- Supplied data -

* * * * * * * * *

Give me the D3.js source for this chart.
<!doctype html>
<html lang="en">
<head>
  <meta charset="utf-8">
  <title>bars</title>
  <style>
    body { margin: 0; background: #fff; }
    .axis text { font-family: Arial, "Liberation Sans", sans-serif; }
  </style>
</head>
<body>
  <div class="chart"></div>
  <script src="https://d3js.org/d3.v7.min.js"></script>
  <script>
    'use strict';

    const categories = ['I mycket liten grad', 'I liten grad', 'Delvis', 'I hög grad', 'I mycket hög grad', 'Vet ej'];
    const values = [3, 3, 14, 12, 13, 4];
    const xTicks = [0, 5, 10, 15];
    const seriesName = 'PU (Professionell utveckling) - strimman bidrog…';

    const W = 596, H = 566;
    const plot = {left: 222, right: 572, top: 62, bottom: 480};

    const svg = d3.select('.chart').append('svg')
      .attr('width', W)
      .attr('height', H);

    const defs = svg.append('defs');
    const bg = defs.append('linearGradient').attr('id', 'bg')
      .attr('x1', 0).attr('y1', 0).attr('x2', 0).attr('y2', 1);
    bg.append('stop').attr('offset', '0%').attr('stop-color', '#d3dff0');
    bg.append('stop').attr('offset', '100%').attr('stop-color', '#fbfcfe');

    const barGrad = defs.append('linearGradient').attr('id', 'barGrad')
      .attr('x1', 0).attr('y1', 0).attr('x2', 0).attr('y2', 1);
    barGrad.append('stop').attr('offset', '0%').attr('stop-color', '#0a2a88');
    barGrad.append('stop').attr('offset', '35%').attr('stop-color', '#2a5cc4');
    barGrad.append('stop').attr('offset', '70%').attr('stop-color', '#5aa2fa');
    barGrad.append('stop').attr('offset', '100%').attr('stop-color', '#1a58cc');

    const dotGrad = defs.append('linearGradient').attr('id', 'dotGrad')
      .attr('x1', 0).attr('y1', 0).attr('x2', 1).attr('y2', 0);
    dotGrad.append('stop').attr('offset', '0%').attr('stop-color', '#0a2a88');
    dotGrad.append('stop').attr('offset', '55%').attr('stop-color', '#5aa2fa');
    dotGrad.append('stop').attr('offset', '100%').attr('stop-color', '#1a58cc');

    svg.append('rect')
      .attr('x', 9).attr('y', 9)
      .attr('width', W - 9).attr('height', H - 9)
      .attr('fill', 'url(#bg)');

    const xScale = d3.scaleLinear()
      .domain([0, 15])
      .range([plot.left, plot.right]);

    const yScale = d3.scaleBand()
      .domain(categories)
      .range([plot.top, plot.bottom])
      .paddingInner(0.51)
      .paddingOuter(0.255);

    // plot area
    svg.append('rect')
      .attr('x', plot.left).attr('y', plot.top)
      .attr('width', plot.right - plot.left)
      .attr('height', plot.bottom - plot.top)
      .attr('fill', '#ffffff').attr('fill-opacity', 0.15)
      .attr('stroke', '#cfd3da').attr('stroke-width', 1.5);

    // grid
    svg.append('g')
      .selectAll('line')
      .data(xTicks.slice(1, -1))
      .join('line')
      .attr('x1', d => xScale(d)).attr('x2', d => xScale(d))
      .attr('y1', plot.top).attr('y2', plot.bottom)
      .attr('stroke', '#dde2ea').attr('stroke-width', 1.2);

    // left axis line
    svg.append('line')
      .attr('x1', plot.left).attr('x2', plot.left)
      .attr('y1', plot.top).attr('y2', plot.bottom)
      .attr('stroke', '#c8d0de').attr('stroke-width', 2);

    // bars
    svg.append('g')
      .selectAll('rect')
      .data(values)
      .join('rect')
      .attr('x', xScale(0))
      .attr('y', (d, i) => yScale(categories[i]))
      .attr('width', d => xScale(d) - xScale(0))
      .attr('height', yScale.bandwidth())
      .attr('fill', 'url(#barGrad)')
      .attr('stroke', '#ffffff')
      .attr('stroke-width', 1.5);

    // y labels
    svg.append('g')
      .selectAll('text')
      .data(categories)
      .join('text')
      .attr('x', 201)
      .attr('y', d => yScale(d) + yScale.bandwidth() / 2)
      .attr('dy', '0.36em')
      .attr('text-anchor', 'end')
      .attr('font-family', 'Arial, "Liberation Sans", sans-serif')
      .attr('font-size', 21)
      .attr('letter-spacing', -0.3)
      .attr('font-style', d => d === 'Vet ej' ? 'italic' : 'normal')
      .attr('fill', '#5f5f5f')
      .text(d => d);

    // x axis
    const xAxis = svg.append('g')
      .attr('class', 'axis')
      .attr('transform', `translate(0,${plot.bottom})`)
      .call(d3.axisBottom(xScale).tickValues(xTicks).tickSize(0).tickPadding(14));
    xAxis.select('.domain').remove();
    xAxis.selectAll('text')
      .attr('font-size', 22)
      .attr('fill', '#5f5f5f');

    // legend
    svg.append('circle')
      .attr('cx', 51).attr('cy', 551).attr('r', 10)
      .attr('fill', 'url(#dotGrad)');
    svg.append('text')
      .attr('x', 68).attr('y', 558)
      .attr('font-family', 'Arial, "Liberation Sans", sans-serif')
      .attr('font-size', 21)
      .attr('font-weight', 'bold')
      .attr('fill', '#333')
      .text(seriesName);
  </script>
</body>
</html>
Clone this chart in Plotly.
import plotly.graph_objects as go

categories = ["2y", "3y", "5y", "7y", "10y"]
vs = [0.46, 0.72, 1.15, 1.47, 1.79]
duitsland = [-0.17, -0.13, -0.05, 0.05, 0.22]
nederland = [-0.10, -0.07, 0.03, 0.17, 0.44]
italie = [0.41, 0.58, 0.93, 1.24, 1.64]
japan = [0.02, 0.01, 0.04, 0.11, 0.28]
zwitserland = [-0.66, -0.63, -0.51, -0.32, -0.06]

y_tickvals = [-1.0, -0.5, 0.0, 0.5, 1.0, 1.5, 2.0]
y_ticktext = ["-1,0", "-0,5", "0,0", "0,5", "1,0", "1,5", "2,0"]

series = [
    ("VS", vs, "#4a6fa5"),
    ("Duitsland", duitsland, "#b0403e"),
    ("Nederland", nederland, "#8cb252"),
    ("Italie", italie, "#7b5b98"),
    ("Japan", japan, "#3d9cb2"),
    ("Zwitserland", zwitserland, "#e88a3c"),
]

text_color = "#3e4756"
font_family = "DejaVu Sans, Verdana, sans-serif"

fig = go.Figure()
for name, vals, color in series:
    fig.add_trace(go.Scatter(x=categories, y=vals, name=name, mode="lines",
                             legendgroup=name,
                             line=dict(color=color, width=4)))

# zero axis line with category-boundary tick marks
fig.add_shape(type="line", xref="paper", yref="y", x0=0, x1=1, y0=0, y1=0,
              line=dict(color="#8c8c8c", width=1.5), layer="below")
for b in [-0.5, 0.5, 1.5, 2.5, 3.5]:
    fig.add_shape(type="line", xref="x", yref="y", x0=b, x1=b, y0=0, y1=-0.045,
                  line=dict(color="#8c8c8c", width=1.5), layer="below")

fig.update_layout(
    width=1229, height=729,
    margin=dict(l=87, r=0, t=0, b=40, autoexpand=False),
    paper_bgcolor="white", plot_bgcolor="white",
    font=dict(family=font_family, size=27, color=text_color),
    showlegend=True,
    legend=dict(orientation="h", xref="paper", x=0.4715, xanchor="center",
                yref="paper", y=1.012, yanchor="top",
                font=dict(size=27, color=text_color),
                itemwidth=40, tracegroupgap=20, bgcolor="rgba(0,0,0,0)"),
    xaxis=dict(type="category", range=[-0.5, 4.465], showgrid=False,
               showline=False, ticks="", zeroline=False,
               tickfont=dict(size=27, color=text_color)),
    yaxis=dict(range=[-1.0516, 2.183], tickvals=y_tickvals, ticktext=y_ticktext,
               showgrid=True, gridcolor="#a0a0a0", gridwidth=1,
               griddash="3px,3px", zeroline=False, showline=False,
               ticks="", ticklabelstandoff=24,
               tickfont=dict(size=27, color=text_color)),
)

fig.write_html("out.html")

* * * * * * * * *

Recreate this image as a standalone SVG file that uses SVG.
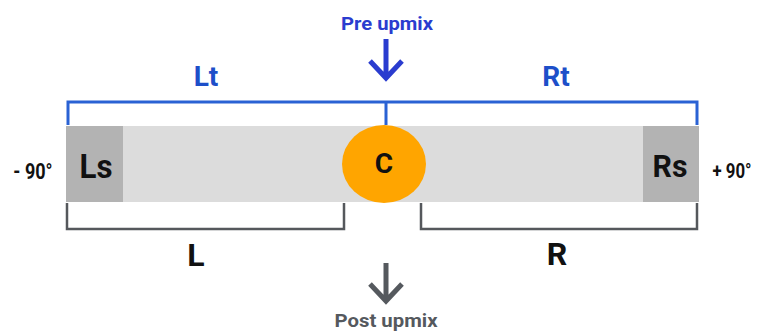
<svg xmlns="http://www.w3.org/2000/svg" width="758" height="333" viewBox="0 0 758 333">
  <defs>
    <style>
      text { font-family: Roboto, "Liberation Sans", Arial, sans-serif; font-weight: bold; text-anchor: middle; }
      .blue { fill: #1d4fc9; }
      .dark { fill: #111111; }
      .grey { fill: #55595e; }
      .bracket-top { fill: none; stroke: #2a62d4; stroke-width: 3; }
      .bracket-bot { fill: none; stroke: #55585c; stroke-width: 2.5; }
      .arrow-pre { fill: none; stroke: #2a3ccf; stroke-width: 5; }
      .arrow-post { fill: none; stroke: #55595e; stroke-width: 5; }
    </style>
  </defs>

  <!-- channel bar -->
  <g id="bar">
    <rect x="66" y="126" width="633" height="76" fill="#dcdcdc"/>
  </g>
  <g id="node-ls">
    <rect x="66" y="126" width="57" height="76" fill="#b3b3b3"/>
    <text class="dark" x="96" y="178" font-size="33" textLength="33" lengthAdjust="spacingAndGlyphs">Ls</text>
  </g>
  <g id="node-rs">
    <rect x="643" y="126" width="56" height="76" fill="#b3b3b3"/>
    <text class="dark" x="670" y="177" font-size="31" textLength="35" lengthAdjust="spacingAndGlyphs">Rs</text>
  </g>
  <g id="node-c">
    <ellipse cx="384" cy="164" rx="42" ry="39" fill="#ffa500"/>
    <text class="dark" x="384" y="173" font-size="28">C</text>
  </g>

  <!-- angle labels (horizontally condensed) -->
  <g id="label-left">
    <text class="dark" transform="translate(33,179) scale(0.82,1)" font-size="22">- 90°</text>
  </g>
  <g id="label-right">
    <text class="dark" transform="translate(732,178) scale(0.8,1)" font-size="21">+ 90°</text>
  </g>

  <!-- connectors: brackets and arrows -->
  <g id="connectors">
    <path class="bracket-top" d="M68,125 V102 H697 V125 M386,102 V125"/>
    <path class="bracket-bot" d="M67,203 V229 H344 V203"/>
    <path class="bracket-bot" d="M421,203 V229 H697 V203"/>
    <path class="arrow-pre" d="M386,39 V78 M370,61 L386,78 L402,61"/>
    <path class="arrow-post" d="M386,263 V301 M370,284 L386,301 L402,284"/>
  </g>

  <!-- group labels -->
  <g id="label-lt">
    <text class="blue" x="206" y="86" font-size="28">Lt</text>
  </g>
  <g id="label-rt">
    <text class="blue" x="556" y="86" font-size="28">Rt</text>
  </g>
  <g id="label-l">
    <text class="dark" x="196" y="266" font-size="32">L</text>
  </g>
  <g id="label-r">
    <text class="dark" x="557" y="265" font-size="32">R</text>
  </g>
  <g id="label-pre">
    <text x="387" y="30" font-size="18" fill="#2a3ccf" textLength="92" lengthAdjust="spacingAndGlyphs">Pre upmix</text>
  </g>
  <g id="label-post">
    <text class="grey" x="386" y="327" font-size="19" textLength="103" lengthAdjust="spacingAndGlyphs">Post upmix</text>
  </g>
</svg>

* * * * * * * * *

- Stated exercise -
For the records above, state how many lines include the string "this", giving the number and nothing else.

- Exercise solution -
3